Стоя перед светофором, она сначала подумала, что на мост взобрался верхолаз для проведения ремонтно-профилактических работ. Но внизу, на тротуаре, на глазах размножалась и выкладывалась мозаика зрителей, с увлечением глядевших вверх. «Экстремал, – решила тогда Лета, – будет прыгать с парашютом». Но журавли закричали как по убиенному, и Лета поняла, что это человек задумал расстаться с жизнью.
«Господи, не надо, пожалуйста, не нужно!» – умоляла она, пытаясь поймать взглядом и удержать самоубийцу, который от быстрого бега Леты вздрагивал вместе с мостом и пестрой панорамой на другой стороне реки.
Перед «Музеоном» Лета бросила взгляд на вершину пилона, но солнце светило ей в глаза, и она увидела лишь яркий свет, охвативший темный силуэт. Перемахивая через ступеньки, Лета углубилась в подземный переход, промчалась сквозь потребительское искусство, наконец оказалась возле триумфальных ворот в Центральный парк культуры и отдыха и остановилась, запыхавшись.
Люди толпились между пилоном и съездом с моста и гомонили, задрав головы. Почти все держали наготове мобильные телефоны, обращенные видеокамерами к человеку, стоявшему на высоте десятиэтажного дома.
– Эй, придурок, прыгай, давай!
– Ну, пошёл быстрее, чего задумался!
– Милицию-то вызвали?
– МЧС-ников надо.
– Козёл, блин, обкуренный!
– Здесь рядом, во дворах на Валу спасатели, давно бы уже приехали.
– В Крым через Рим едут, как всегда у нас.
– Кончай тупить, слезай!
Человек выпрямился, распростёр руки и замер, как статуя Христа Искупителя на вершине горы в Рио-де-Жанейро.
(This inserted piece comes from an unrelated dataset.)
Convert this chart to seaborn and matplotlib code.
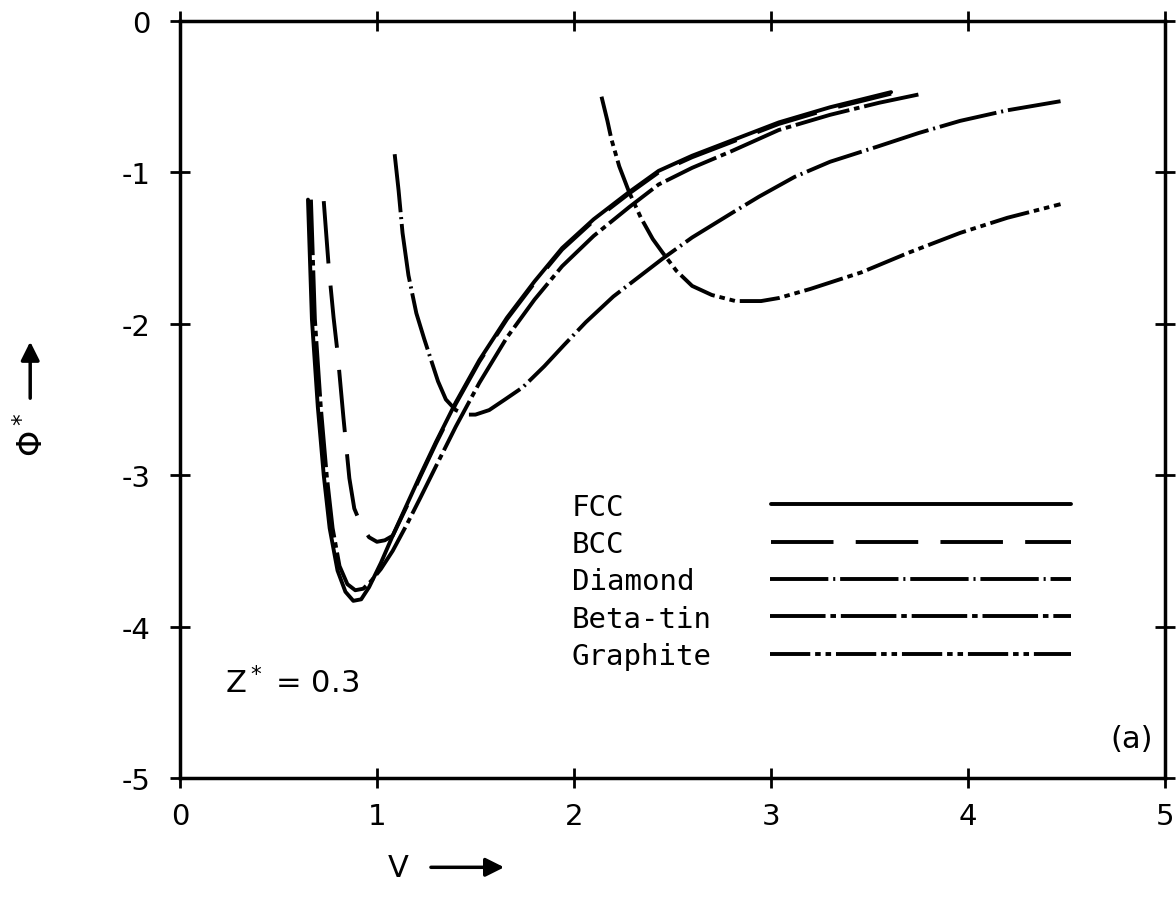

– О-о, сейчас будет прыгать!
Несколько девушек взвизгнули.
– Ну, давай, псих!
Вверх полетела смятая банка из-под газировки.
– Чего тянешь, мудило?
Полицейская машина, сигналя и покрикивая в громкоговоритель: «Освободить дорогу!», развернулась через встречную полосу и затормозила перед опорой. Водители в обоих направлениях замедлили ход, надеясь своими глазами увидеть прыжок самоубийцы, и, если повезет, зафиксировать падение видеорегистратором.